Happy New You!

A whole new year! A whole new metaphor! A fresh start! Just like last year!

Time to start being the perfect you. The better you. The you that eats well and works hard and reads more and gets to bed on time and never forgets the name of your local barista. Time to fill your days with the best version of yourself - lithe and wakeful and generous and smart.

On the other hand of course: time is a construct, the calendar was invented thousands of years ago by a nerdy Pope, and the concept of a “new year” is arbitrary semantics designed to make us feel better about the fact that time is rocketing all of us towards the mystery of our own demise. 

Sorry about that. Point is: none of it really matters - and that’s a good thing. The new can be a lovely starting point, the metaphor can be a helpful motivator, but the idea that your messy life is an unsightly humiliation in the place of a version of yourself that you wish you could be is potentially a little bit stressful. Really, none of it matters. Not really. This is a Public Service Announcement.

What matters is someone in a bakery saying “You know what? Have this one too. No charge. Really nice with a raspberry jam, that one.”

What matters is the way fruit looks in a basket.

What matters is how you learn a new word and then suddenly you hear it everywhere.

What matters is when you’re on the phone or you’re in a meeting or you’re listening to someone and you do a really rather brilliant doodle. When everything about the doodle comes together - the way the ink curves, the slightly abstract concept, the fact that you didn’t keep going after you realised it was good and make it terrible again. And now you’ve got a napkin or an envelope or whatever with a rather good doodle on it and it’s not art but it’s not scribble and maybe that makes it art and you don’t want to throw it out so you leave it somewhere in case someone comes along and says it’s a Really Rather Good Doodle. 

Hot pizza.

Hilarious idiot friends who call you by a name that is the same name everyone else calls you but it feels a little bit more correct. A little bit more you. A little bit more like something you came up with together.

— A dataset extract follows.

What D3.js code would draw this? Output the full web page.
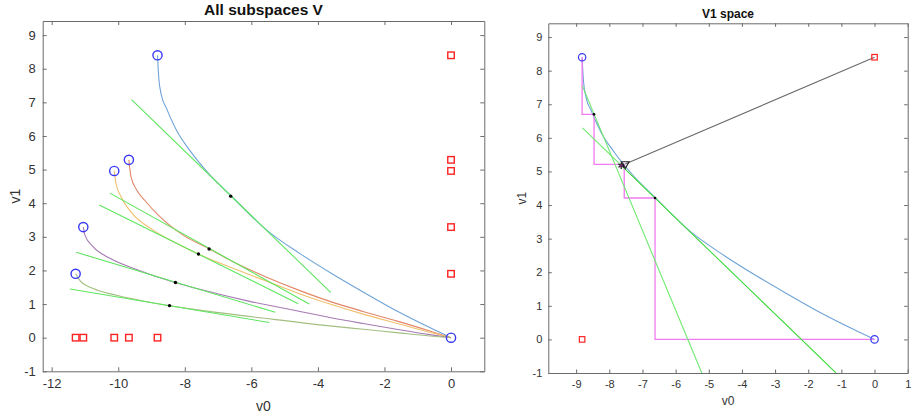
<!DOCTYPE html>
<html>
<head>
<meta charset="utf-8">
<script src="https://cdn.jsdelivr.net/npm/d3@7"></script>
<style>
  body { margin: 0; background: #fff; }
  svg { font-family: "Liberation Sans", Arial, sans-serif; }
</style>
</head>
<body>
<div id="chart"></div>
<script>
// start points of the five subspaces (v0, v1)
var startV0 = [-8.82, -9.68, -10.12, -11.05, -11.28];
var startV1 = [8.4, 5.29, 4.96, 3.29, 1.9];
var curveColors = ["#6fa3d6", "#e2876a", "#f0c06e", "#a67ab3", "#a3bf80"];

// points read along each trajectory, ending at the origin
var curveBlue = [[-8.82, 8.4], [-8.78, 7.7], [-8.7, 7.2], [-8.55, 6.82], [-8.25, 6.17], [-7.85, 5.57], [-7.3, 4.9],
  [-6.59, 4.2], [-5.54, 3.2], [-4.54, 2.5], [-3.54, 1.88], [-2.64, 1.36], [-1.64, 0.8], [-0.64, 0.3], [0, 0]];
var curveRed = [[-9.68, 5.29], [-9.62, 4.8], [-9.45, 4.4], [-9.2, 4.08], [-8.75, 3.6], [-8.05, 3.05],
  [-7.26, 2.64], [-6.55, 2.26], [-5.54, 1.8], [-4.54, 1.4], [-3.64, 1.08], [-2.64, 0.78], [-1.64, 0.5], [-0.64, 0.2], [0, 0]];
var curveYellow = [[-10.12, 4.96], [-10.07, 4.6], [-9.92, 4.2], [-9.6, 3.72], [-8.95, 3.2], [-8.25, 2.81],
  [-7.6, 2.49], [-6.95, 2.22], [-5.54, 1.68], [-4.54, 1.3], [-3.64, 1.0], [-2.64, 0.7], [-1.64, 0.43], [-0.64, 0.16], [0, 0]];
var curvePurple = [[-11.05, 3.29], [-11.0, 3.05], [-10.75, 2.7], [-10.25, 2.36], [-9.45, 2.03], [-8.29, 1.64],
  [-7.55, 1.44], [-6.05, 1.08], [-4.54, 0.78], [-3.64, 0.6], [-2.64, 0.42], [-1.64, 0.25], [-0.64, 0.09], [0, 0]];
var curveGreen = [[-11.28, 1.9], [-11.15, 1.7], [-10.75, 1.46], [-10.05, 1.26], [-9.25, 1.09], [-8.46, 0.95],
  [-7.55, 0.82], [-5.54, 0.57], [-3.64, 0.35], [-2.64, 0.25], [-1.64, 0.15], [-0.64, 0.05], [0, 0]];
var curves = [curveBlue, curveRed, curveYellow, curvePurple, curveGreen];

// tangent points and the tangent segments (x0, y0, x1, y1)
var tangentDots = [[-6.62, 4.21], [-7.27, 2.64], [-7.59, 2.49], [-8.28, 1.64], [-8.46, 0.955]];
var tangentLines = [[-9.6, 7.08, -3.61, 1.34], [-10.25, 4.3, -4.26, 1.0], [-10.57, 3.95, -4.59, 1.01],
  [-11.26, 2.54, -5.28, 0.755], [-11.45, 1.45, -5.46, 0.45]];

// V1 space
var stairV0 = [-8.82, -8.82, -8.46, -8.46, -7.55, -7.55, -6.62, -6.62, 0];
var stairV1 = [8.4, 6.7, 6.7, 5.21, 5.21, 4.21, 4.21, 0, 0];
var v1Lines = [[-8.81, 7.54, -5.21, -1.0], [-8.81, 6.3, -1.16, -1.0]];
var v1LinesDark = [[-7.6, 5.14, -1.16, -1.0]];
var v1Dots = [[-8.46, 6.7], [-6.62, 4.21], [-7.58, 5.17]];
var v1Target = [0, 8.4];
var v1Best = [-7.52, 5.22];
var v1Star = [-7.64, 5.17];

var leftTicksX = [-12, -10, -8, -6, -4, -2, 0];
var rightTicksX = [-9, -8, -7, -6, -5, -4, -3, -2, -1, 0, 1];
var ticksY = [-1, 0, 1, 2, 3, 4, 5, 6, 7, 8, 9];

var svg = d3.select("#chart").append("svg").attr("width", 912).attr("height", 416);

// draws a boxed MATLAB-like axes and returns the scales + plot group
function makeAxes(o) {
  var x = d3.scaleLinear().domain(o.xDomain).range([o.left, o.right]);
  var y = d3.scaleLinear().domain(o.yDomain).range([o.bottom, o.top]);
  var g = svg.append("g");
  var fmt = function (d) { return String(d); };

  var axes = [
    [d3.axisBottom(x).tickValues(o.xTicks).tickFormat(fmt), "translate(0," + o.bottom + ")"],
    [d3.axisTop(x).tickValues(o.xTicks).tickFormat(""), "translate(0," + o.top + ")"],
    [d3.axisLeft(y).tickValues(ticksY).tickFormat(fmt), "translate(" + o.left + ",0)"],
    [d3.axisRight(y).tickValues(ticksY).tickFormat(""), "translate(" + o.right + ",0)"]
  ];
  axes.forEach(function (a, i) {
    var ax = g.append("g").attr("transform", a[1])
      .call(a[0].tickSizeInner(-o.tick).tickSizeOuter(0).tickPadding(i === 2 ? o.padY : o.padX));
    ax.select(".domain").attr("stroke", "#6b6b6b");
    ax.selectAll(".tick line").attr("stroke", "#6b6b6b");
    ax.selectAll("text").attr("fill", "#333").style("font-size", o.font + "px");
  });

  svg.append("text").attr("x", (o.left + o.right) / 2).attr("y", o.titleY)
    .attr("text-anchor", "middle").style("font-weight", "bold").style("font-size", o.titleFont + "px")
    .attr("fill", "#111").text(o.title);
  svg.append("text").attr("x", (o.left + o.right) / 2).attr("y", o.xLabelY)
    .attr("text-anchor", "middle").style("font-size", o.labelFont + "px").attr("fill", "#333").text("v0");
  svg.append("text").attr("transform", "translate(" + o.yLabelX + "," + (o.top + o.bottom) / 2 + ") rotate(-90)")
    .attr("text-anchor", "middle").style("font-size", o.labelFont + "px").attr("fill", "#333").text("v1");

  var clipId = "clip" + Math.round(o.left);
  svg.append("clipPath").attr("id", clipId).append("rect")
    .attr("x", o.left).attr("y", o.top).attr("width", o.right - o.left).attr("height", o.bottom - o.top);
  var plot = svg.append("g").attr("clip-path", "url(#" + clipId + ")");
  return { x: x, y: y, plot: plot };
}

// ---------- left: All subspaces V ----------
var L = makeAxes({
  xDomain: [-12.27, 1], yDomain: [-1, 9.42], left: 42.7, right: 484.3, top: 21, bottom: 371.3,
  xTicks: leftTicksX, tick: 4, padX: 7, padY: 7, font: 13,
  title: "All subspaces V", titleY: 15, titleFont: 15.5, xLabelY: 411, yLabelX: 20, labelFont: 14
});

var lineL = d3.line().x(function (d) { return L.x(d[0]); }).y(function (d) { return L.y(d[1]); })
  .curve(d3.curveMonotoneX);

curves.forEach(function (c, i) {
  L.plot.append("path").attr("d", lineL(c)).attr("fill", "none")
    .attr("stroke", curveColors[i]).attr("stroke-width", 1.1);
});

L.plot.selectAll(".tan").data(tangentLines).enter().append("line")
  .attr("x1", function (d) { return L.x(d[0]); }).attr("y1", function (d) { return L.y(d[1]); })
  .attr("x2", function (d) { return L.x(d[2]); }).attr("y2", function (d) { return L.y(d[3]); })
  .attr("stroke", "#5fe65f").attr("stroke-width", 1.1);

L.plot.selectAll(".dot").data(tangentDots).enter().append("circle")
  .attr("cx", function (d) { return L.x(d[0]); }).attr("cy", function (d) { return L.y(d[1]); })
  .attr("r", 1.7).attr("fill", "#000");

// red squares: start values projected on each axis
var sq = 6.5;
startV1.forEach(function (v) {
  L.plot.append("rect").attr("x", L.x(0) - sq / 2).attr("y", L.y(v) - sq / 2)
    .attr("width", sq).attr("height", sq).attr("fill", "none").attr("stroke", "#f22").attr("stroke-width", 1.4);
});
startV0.forEach(function (v) {
  L.plot.append("rect").attr("x", L.x(v) - sq / 2).attr("y", L.y(0) - sq / 2)
    .attr("width", sq).attr("height", sq).attr("fill", "none").attr("stroke", "#f22").attr("stroke-width", 1.4);
});
startV0.concat([0]).forEach(function (v, i) {
  var vy = i < startV1.length ? startV1[i] : 0;
  L.plot.append("circle").attr("cx", L.x(v)).attr("cy", L.y(vy)).attr("r", 4.6)
    .attr("fill", "none").attr("stroke", "#3838f5").attr("stroke-width", 1.4);
});

// ---------- right: V1 space ----------
var R = makeAxes({
  xDomain: [-9.84, 1], yDomain: [-1, 9.41], left: 548.3, right: 907.7, top: 23.3, bottom: 373,
  xTicks: rightTicksX, tick: 3.5, padX: 7, padY: 6, font: 11,
  title: "V1 space", titleY: 18, titleFont: 12, xLabelY: 405, yLabelX: 526, labelFont: 12
});

var lineR = d3.line().x(function (d) { return R.x(d[0]); }).y(function (d) { return R.y(d[1]); });

R.plot.append("path").attr("d", lineR.curve(d3.curveMonotoneX)(curveBlue))
  .attr("fill", "none").attr("stroke", curveColors[0]).attr("stroke-width", 1.1);
lineR.curve(d3.curveLinear);

R.plot.append("path").attr("d", lineR(stairV0.map(function (v, i) { return [v, stairV1[i]]; })))
  .attr("fill", "none").attr("stroke", "#f27af2").attr("stroke-width", 1.3);

R.plot.selectAll(".tan").data(v1Lines).enter().append("line")
  .attr("x1", function (d) { return R.x(d[0]); }).attr("y1", function (d) { return R.y(d[1]); })
  .attr("x2", function (d) { return R.x(d[2]); }).attr("y2", function (d) { return R.y(d[3]); })
  .attr("stroke", "#70e870").attr("stroke-width", 1.1);
R.plot.selectAll(".tanD").data(v1LinesDark).enter().append("line")
  .attr("x1", function (d) { return R.x(d[0]); }).attr("y1", function (d) { return R.y(d[1]); })
  .attr("x2", function (d) { return R.x(d[2]); }).attr("y2", function (d) { return R.y(d[3]); })
  .attr("stroke", "#3fd83f").attr("stroke-width", 1);

R.plot.append("path").attr("d", lineR([v1Best, v1Target]))
  .attr("stroke", "#6a6a6a").attr("stroke-width", 1.1);

R.plot.selectAll(".dot").data(v1Dots).enter().append("circle")
  .attr("cx", function (d) { return R.x(d[0]); }).attr("cy", function (d) { return R.y(d[1]); })
  .attr("r", 1.3).attr("fill", "#000");

// best point marker (down triangle) and star
R.plot.append("path")
  .attr("transform", "translate(" + R.x(v1Best[0]) + "," + R.y(v1Best[1]) + ") rotate(180)")
  .attr("d", d3.symbol(d3.symbolTriangle, 26)()).attr("fill", "none").attr("stroke", "#222").attr("stroke-width", 1.1);
R.plot.append("path")
  .attr("transform", "translate(" + R.x(v1Star[0]) + "," + R.y(v1Star[1]) + ")")
  .attr("d", d3.symbol(d3.symbolAsterisk, 28)()).attr("fill", "none").attr("stroke", "#111").attr("stroke-width", 1.2);
R.plot.append("circle").attr("cx", R.x(v1Star[0])).attr("cy", R.y(v1Star[1])).attr("r", 2).attr("fill", "#8a3a8a").attr("opacity", 0.6);

var sqR = 5.5;
[[v1Target[0], v1Target[1]], [startV0[0], 0]].forEach(function (p) {
  R.plot.append("rect").attr("x", R.x(p[0]) - sqR / 2).attr("y", R.y(p[1]) - sqR / 2)
    .attr("width", sqR).attr("height", sqR).attr("fill", "none").attr("stroke", "#f22").attr("stroke-width", 1.2);
});
[[startV0[0], startV1[0]], [0, 0]].forEach(function (p) {
  R.plot.append("circle").attr("cx", R.x(p[0])).attr("cy", R.y(p[1])).attr("r", 3.7)
    .attr("fill", "none").attr("stroke", "#3838f5").attr("stroke-width", 1.2);
});
</script>
</body>
</html>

There aren’t many things that matter more than watching a gum leaf travel downstream. 

The discovery of posh soap in a café bathroom: gold.

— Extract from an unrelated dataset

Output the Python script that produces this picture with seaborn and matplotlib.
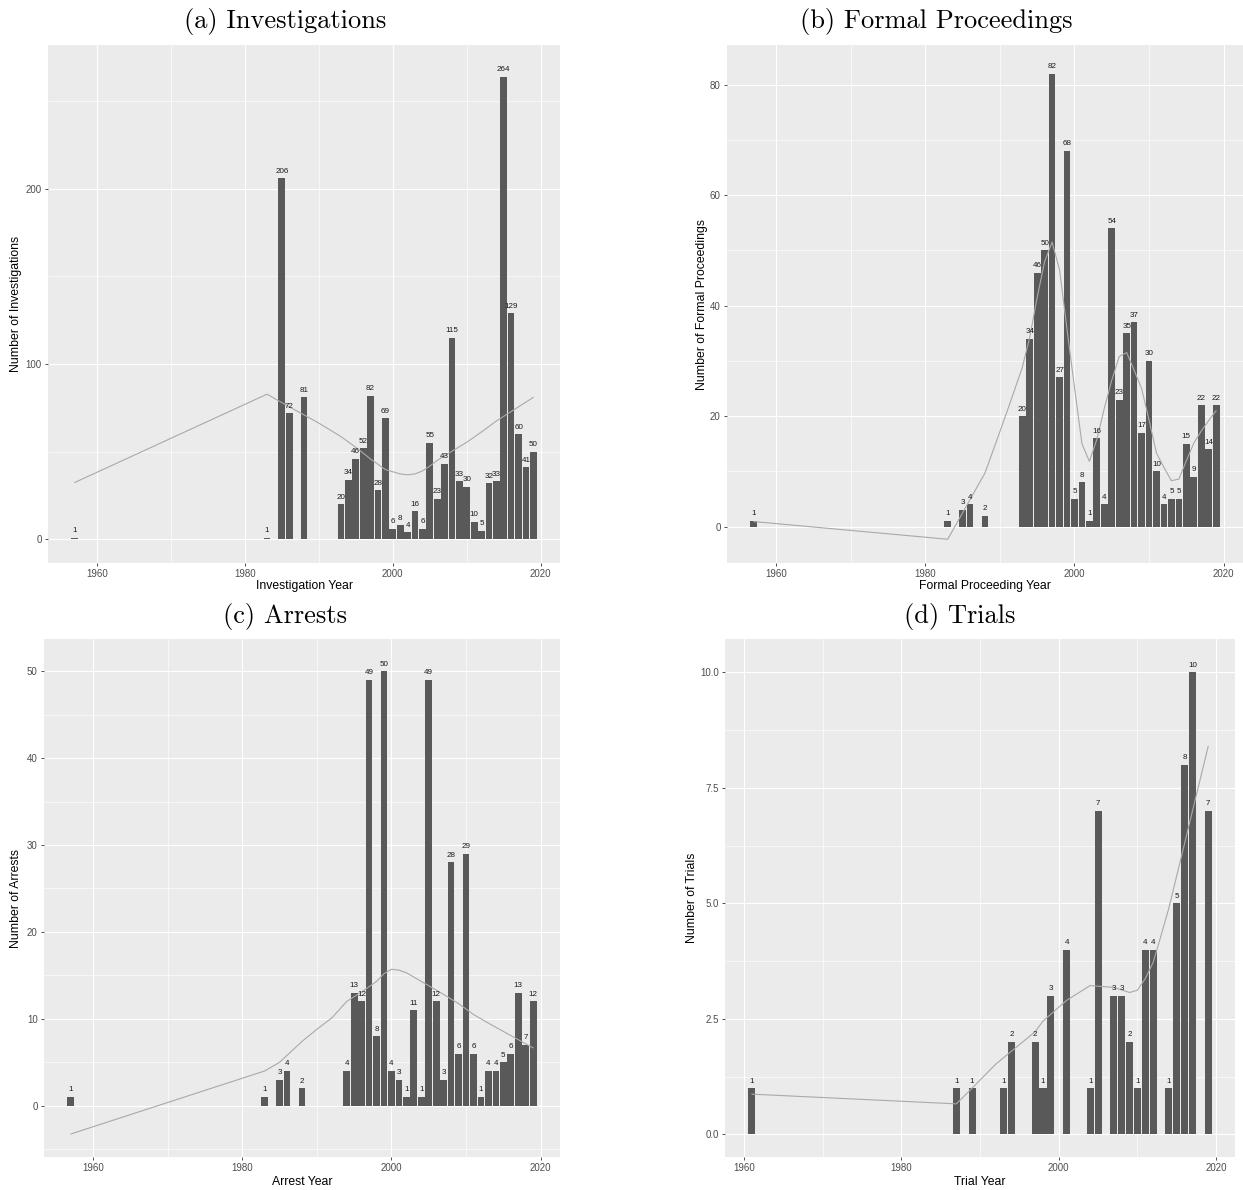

Friends who you only realise when you’re walking away from them did not say a single thing about themselves at all.

People utilising items from elsewhere as outdoor furniture. Turkish rug spread out beneath a tree on the grass, huge comfy couch, little side table, feet in a paddling pool. 

Two people doing sign language to each other from a distance. The universal hand signal for “another drink?” for instance.

Clean hair, fresh pyjamas, shiny faces. Not just on kids. The feeling of having clean hair, fresh pyjamas and a shiny face deserves to always be in the Top 20 feelings of all time. 

Here’s a thing that matters: a long, solitary walk. Scientists are forever studying the benefits of walking and the benefits of solitude. We live in a world conspiring to avoid both these things. Why not combine the two and smash the dominant paradigm by going for a stroll. 

Another thing that matters, especially at this time of year, regardless of the “new year“ metaphor is that great Australian meteorological miracle and conversation starter: the cool change. 

And stone fruit.

And outdoor theatre in the park.

And picnics. 

And places that buy a massive thing of sunscreen and you can just help yourself and it feels like a utopian wonderland because sunscreen is horrifically expensive and this feels like a huge gesture of public goodwill and suddenly anything seems possible.

And maybe your new year will be New and Shiny and Different. Maybe it will be just like other years only with different numbers. Perhaps somewhere in between? Maybe the metaphor of newness will be meaningful and maybe it won’t. It doesn’t really matter. None of it matters. Not really. You know what matters. Take a look around. This has been a Public Service Announcement.